(Task to carry out)
Repeat the full listing below verbatim and keep the images out.

(Given information)
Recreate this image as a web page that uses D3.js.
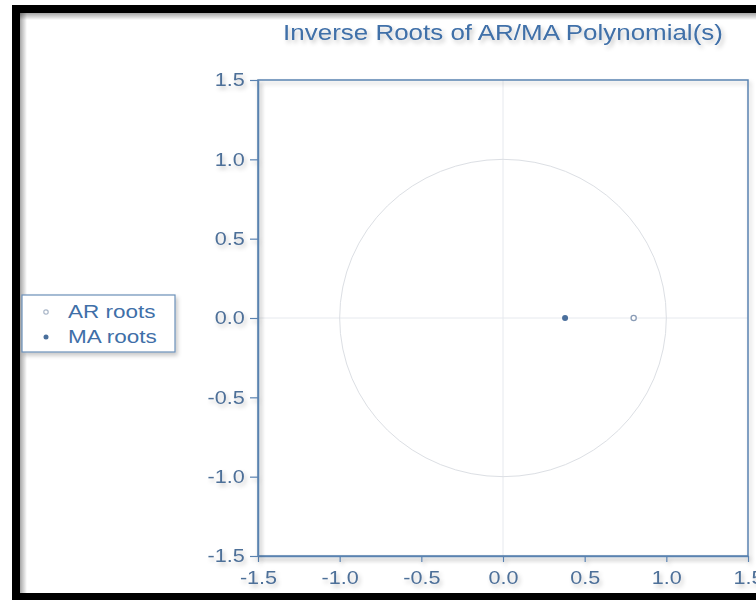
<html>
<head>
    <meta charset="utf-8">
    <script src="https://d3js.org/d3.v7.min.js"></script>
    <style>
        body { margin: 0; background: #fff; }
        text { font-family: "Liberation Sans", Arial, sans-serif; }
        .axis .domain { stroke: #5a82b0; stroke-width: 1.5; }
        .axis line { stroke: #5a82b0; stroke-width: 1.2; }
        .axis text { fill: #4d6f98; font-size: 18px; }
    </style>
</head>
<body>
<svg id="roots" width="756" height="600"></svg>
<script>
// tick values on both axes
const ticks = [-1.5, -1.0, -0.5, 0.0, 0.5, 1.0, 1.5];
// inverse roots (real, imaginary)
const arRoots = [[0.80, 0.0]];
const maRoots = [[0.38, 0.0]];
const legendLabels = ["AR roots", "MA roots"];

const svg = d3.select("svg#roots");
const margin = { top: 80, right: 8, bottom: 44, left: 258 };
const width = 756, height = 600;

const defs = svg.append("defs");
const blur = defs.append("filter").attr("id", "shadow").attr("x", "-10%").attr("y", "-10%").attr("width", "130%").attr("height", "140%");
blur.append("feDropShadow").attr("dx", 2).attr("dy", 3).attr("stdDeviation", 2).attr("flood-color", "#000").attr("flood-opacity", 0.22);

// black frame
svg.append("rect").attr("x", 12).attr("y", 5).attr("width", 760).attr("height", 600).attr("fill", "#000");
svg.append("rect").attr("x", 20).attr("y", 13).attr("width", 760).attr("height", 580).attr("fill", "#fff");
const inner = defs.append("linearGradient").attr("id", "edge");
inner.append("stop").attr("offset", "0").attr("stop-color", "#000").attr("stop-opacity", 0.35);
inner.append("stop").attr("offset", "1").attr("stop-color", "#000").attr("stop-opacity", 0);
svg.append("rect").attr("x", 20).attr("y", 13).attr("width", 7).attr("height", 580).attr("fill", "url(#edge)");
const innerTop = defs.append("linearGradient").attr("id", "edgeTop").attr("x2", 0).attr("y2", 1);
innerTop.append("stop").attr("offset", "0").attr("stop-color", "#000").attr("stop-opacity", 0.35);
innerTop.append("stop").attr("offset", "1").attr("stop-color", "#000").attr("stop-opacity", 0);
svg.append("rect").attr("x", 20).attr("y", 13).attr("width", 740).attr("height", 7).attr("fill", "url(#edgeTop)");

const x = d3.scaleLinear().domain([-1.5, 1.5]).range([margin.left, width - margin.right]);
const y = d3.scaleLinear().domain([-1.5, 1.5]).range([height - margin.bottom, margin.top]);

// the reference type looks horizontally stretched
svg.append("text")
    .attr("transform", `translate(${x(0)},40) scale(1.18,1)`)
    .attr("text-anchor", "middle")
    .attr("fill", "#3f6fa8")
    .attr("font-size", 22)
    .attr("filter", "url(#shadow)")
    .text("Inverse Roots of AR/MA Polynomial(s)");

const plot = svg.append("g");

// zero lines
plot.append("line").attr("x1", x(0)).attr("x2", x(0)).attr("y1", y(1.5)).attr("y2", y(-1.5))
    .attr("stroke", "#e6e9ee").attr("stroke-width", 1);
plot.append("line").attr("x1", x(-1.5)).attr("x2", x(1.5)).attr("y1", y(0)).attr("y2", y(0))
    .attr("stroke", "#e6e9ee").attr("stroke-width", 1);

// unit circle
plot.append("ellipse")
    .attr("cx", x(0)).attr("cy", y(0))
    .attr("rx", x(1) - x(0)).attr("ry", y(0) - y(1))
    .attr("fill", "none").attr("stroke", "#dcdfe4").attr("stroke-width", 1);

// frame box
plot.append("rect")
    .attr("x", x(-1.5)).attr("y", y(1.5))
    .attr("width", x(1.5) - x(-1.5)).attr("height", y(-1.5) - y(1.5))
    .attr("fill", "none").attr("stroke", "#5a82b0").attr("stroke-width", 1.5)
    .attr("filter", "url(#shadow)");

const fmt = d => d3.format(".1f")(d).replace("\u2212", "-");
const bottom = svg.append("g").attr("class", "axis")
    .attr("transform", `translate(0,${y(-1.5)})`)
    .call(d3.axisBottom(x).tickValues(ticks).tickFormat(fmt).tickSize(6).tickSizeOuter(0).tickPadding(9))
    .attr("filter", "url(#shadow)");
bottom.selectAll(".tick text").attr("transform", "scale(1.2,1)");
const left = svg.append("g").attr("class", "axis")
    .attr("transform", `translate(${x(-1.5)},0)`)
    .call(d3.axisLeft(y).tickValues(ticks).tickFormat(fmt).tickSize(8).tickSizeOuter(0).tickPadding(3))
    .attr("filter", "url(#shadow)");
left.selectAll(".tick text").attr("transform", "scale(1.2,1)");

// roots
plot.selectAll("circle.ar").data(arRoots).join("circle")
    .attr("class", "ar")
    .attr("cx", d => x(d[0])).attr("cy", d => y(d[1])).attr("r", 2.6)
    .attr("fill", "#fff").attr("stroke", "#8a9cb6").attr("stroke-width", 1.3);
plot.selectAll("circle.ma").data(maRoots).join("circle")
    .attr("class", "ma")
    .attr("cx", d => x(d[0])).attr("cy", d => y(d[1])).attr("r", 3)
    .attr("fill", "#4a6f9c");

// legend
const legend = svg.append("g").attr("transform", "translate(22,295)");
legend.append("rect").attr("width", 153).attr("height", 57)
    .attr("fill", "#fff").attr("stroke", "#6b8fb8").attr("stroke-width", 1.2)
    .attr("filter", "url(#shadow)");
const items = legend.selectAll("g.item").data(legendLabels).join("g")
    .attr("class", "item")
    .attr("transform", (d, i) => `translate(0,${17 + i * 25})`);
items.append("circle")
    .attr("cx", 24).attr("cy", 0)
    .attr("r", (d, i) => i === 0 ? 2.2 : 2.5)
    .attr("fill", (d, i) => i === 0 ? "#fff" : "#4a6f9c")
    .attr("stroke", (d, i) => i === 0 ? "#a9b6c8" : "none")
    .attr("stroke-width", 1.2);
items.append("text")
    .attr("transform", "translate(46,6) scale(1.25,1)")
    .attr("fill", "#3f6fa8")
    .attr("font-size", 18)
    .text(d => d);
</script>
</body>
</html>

(Complete answer)
Recreate this image as a web page that uses D3.js.
<html>
<head>
    <meta charset="utf-8">
    <script src="https://d3js.org/d3.v7.min.js"></script>
    <style>
        body { margin: 0; background: #fff; }
        text { font-family: "Liberation Sans", Arial, sans-serif; }
        .axis .domain { stroke: #5a82b0; stroke-width: 1.5; }
        .axis line { stroke: #5a82b0; stroke-width: 1.2; }
        .axis text { fill: #4d6f98; font-size: 18px; }
    </style>
</head>
<body>
<svg id="roots" width="756" height="600"></svg>
<script>
// tick values on both axes
const ticks = [-1.5, -1.0, -0.5, 0.0, 0.5, 1.0, 1.5];
// inverse roots (real, imaginary)
const arRoots = [[0.80, 0.0]];
const maRoots = [[0.38, 0.0]];
const legendLabels = ["AR roots", "MA roots"];

const svg = d3.select("svg#roots");
const margin = { top: 80, right: 8, bottom: 44, left: 258 };
const width = 756, height = 600;

const defs = svg.append("defs");
const blur = defs.append("filter").attr("id", "shadow").attr("x", "-10%").attr("y", "-10%").attr("width", "130%").attr("height", "140%");
blur.append("feDropShadow").attr("dx", 2).attr("dy", 3).attr("stdDeviation", 2).attr("flood-color", "#000").attr("flood-opacity", 0.22);

// black frame
svg.append("rect").attr("x", 12).attr("y", 5).attr("width", 760).attr("height", 600).attr("fill", "#000");
svg.append("rect").attr("x", 20).attr("y", 13).attr("width", 760).attr("height", 580).attr("fill", "#fff");
const inner = defs.append("linearGradient").attr("id", "edge");
inner.append("stop").attr("offset", "0").attr("stop-color", "#000").attr("stop-opacity", 0.35);
inner.append("stop").attr("offset", "1").attr("stop-color", "#000").attr("stop-opacity", 0);
svg.append("rect").attr("x", 20).attr("y", 13).attr("width", 7).attr("height", 580).attr("fill", "url(#edge)");
const innerTop = defs.append("linearGradient").attr("id", "edgeTop").attr("x2", 0).attr("y2", 1);
innerTop.append("stop").attr("offset", "0").attr("stop-color", "#000").attr("stop-opacity", 0.35);
innerTop.append("stop").attr("offset", "1").attr("stop-color", "#000").attr("stop-opacity", 0);
svg.append("rect").attr("x", 20).attr("y", 13).attr("width", 740).attr("height", 7).attr("fill", "url(#edgeTop)");

const x = d3.scaleLinear().domain([-1.5, 1.5]).range([margin.left, width - margin.right]);
const y = d3.scaleLinear().domain([-1.5, 1.5]).range([height - margin.bottom, margin.top]);

// the reference type looks horizontally stretched
svg.append("text")
    .attr("transform", `translate(${x(0)},40) scale(1.18,1)`)
    .attr("text-anchor", "middle")
    .attr("fill", "#3f6fa8")
    .attr("font-size", 22)
    .attr("filter", "url(#shadow)")
    .text("Inverse Roots of AR/MA Polynomial(s)");

const plot = svg.append("g");

// zero lines
plot.append("line").attr("x1", x(0)).attr("x2", x(0)).attr("y1", y(1.5)).attr("y2", y(-1.5))
    .attr("stroke", "#e6e9ee").attr("stroke-width", 1);
plot.append("line").attr("x1", x(-1.5)).attr("x2", x(1.5)).attr("y1", y(0)).attr("y2", y(0))
    .attr("stroke", "#e6e9ee").attr("stroke-width", 1);

// unit circle
plot.append("ellipse")
    .attr("cx", x(0)).attr("cy", y(0))
    .attr("rx", x(1) - x(0)).attr("ry", y(0) - y(1))
    .attr("fill", "none").attr("stroke", "#dcdfe4").attr("stroke-width", 1);

// frame box
plot.append("rect")
    .attr("x", x(-1.5)).attr("y", y(1.5))
    .attr("width", x(1.5) - x(-1.5)).attr("height", y(-1.5) - y(1.5))
    .attr("fill", "none").attr("stroke", "#5a82b0").attr("stroke-width", 1.5)
    .attr("filter", "url(#shadow)");

const fmt = d => d3.format(".1f")(d).replace("\u2212", "-");
const bottom = svg.append("g").attr("class", "axis")
    .attr("transform", `translate(0,${y(-1.5)})`)
    .call(d3.axisBottom(x).tickValues(ticks).tickFormat(fmt).tickSize(6).tickSizeOuter(0).tickPadding(9))
    .attr("filter", "url(#shadow)");
bottom.selectAll(".tick text").attr("transform", "scale(1.2,1)");
const left = svg.append("g").attr("class", "axis")
    .attr("transform", `translate(${x(-1.5)},0)`)
    .call(d3.axisLeft(y).tickValues(ticks).tickFormat(fmt).tickSize(8).tickSizeOuter(0).tickPadding(3))
    .attr("filter", "url(#shadow)");
left.selectAll(".tick text").attr("transform", "scale(1.2,1)");

// roots
plot.selectAll("circle.ar").data(arRoots).join("circle")
    .attr("class", "ar")
    .attr("cx", d => x(d[0])).attr("cy", d => y(d[1])).attr("r", 2.6)
    .attr("fill", "#fff").attr("stroke", "#8a9cb6").attr("stroke-width", 1.3);
plot.selectAll("circle.ma").data(maRoots).join("circle")
    .attr("class", "ma")
    .attr("cx", d => x(d[0])).attr("cy", d => y(d[1])).attr("r", 3)
    .attr("fill", "#4a6f9c");

// legend
const legend = svg.append("g").attr("transform", "translate(22,295)");
legend.append("rect").attr("width", 153).attr("height", 57)
    .attr("fill", "#fff").attr("stroke", "#6b8fb8").attr("stroke-width", 1.2)
    .attr("filter", "url(#shadow)");
const items = legend.selectAll("g.item").data(legendLabels).join("g")
    .attr("class", "item")
    .attr("transform", (d, i) => `translate(0,${17 + i * 25})`);
items.append("circle")
    .attr("cx", 24).attr("cy", 0)
    .attr("r", (d, i) => i === 0 ? 2.2 : 2.5)
    .attr("fill", (d, i) => i === 0 ? "#fff" : "#4a6f9c")
    .attr("stroke", (d, i) => i === 0 ? "#a9b6c8" : "none")
    .attr("stroke-width", 1.2);
items.append("text")
    .attr("transform", "translate(46,6) scale(1.25,1)")
    .attr("fill", "#3f6fa8")
    .attr("font-size", 18)
    .text(d => d);
</script>
</body>
</html>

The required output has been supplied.